The controversial issue was succinctly summarised by the Labour Court in Rustenburg Platinum Mines Limited v UASA obo Pietersen and Others (2018) 39 ILJ 1330 (LC) where the Court held as follows:-
“ A workplace is exactly that and should not ordinarily be confused with a ‘find me love’ sanctuary or lonely hearts’ club for love-sick employees. I agree with the Commissioner’s observations that there is nothing wrong with employees being attracted to each other at the workplace. After-all, we are all part of Homo sapiens with feelings and emotions, and it is possible for the office affair to turn into a ‘happily thereafter union’.
 There is a school of thought that holds the view that human beings can be slaves to their urges. That being so, it does not imply that employees are incapable of controlling those urges in the workplace. A workplace should be free from ‘amorous’ and testosterone filled employees looking for love and gratification at every available opportunity. There is everything wrong when employees express their affection in the workplace to each other, to the point where the conduct in question is frowned upon, as it crosses that fine line between innocent attraction and sexual harassment”.
Apart from possible claims of sexual harassment, exposing the employer to increased risk and liability in accordance with the provisions of the Employment Equity Act, workplace disharmony must be considered. In most instances workplace romances do not turn into a ‘happily thereafter union’ and instead, the once salacious working relationship becomes tainted with embarrassment or resentment directly affecting the working environment.
In the case of G v K (1998) 9 ILJ 314 (IC) a junior director was dismissed as her affaire de coeur with a senior director allegedly caused embarrassment to him and affected his relationship with his wife. In evaluating the dismissal of the junior director, the Industrial Court held that there is no legal basis for dismissing an employee for having an affair with another employee once the affair is over and that the senior director "having made his bed, he must now lie there", so to speak.
In the case of Zaindeen and Clicks Retailers (Pty) Ltd 35 ILJ 2322 (CCMA) an employee was dismissed for unauthorized removal of stockroom keys and sexual harassment of B, another employee. The employee had taken the stockroom keys to go there and kiss B after work. Fortunately for the employee, the Commissioner found that his conduct towards B was consensual and that his dismissal for the removal of the keys was too harsh in the circumstances.

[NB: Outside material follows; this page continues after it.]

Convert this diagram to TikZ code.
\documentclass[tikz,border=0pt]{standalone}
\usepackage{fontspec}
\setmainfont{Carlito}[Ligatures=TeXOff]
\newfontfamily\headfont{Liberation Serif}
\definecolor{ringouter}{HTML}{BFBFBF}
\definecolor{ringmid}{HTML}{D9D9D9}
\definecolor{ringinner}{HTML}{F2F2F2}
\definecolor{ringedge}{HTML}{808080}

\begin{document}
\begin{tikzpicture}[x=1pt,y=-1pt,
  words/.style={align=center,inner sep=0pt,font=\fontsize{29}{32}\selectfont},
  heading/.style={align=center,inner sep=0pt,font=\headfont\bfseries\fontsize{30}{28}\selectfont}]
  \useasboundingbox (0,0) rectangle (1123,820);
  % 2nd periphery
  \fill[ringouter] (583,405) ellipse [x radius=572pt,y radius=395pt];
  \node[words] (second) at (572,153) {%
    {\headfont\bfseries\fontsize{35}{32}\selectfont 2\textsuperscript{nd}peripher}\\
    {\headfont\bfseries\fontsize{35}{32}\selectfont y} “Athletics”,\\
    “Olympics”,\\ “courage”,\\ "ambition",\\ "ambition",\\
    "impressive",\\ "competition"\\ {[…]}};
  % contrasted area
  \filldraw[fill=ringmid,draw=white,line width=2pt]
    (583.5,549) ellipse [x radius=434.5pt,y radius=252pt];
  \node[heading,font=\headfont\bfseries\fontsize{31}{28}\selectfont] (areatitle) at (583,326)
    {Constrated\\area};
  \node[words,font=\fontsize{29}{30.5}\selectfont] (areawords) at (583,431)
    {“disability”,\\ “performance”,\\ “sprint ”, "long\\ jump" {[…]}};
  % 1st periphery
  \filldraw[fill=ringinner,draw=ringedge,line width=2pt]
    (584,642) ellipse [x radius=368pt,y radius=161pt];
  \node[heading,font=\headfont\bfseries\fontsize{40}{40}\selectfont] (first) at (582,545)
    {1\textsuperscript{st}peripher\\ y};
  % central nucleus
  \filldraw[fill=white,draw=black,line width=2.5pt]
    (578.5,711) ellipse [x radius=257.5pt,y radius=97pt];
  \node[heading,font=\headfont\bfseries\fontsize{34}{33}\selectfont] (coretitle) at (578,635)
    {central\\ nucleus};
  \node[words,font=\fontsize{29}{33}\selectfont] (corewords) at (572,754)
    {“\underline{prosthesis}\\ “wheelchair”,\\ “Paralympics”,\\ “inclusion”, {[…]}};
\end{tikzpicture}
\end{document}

The question of course then arises, how do employers navigate this conundrum at the workplace, particularly as it normally involves the private affairs of two consenting adults.
In the USA employers have resorted to the so-called “Love Contract”. The purpose of a Love Contract is to notify the employer of a consensual romantic relationship and indemnify it against claims of sexual harassment. The Love Contract also contains certain rules for appropriate and professional workplace conduct. Although Love Contracts are often perceived as invasive or an infringement of an employee’s right to privacy, it does serve a legitimate organizational purpose and may mitigate against the adverse effects of workplace relationships. A proactive approach should be adopted.
The answer, although not uncomplicated, can thus be found in the employee’s terms and conditions of employment. Employers, who wish to steer clear of the “hands-off’ approach, can contractually regulate romantic relationships at the workplace and promote a culture of transparency by issuing an appropriate policy. Such a policy would also enable employers to implement the necessary steps and safeguards in order to ensure overall productivity and a safe and harmonious working environment. As the implementation of such a policy may alter existing terms and conditions of employment it is recommended that legal advice be sought.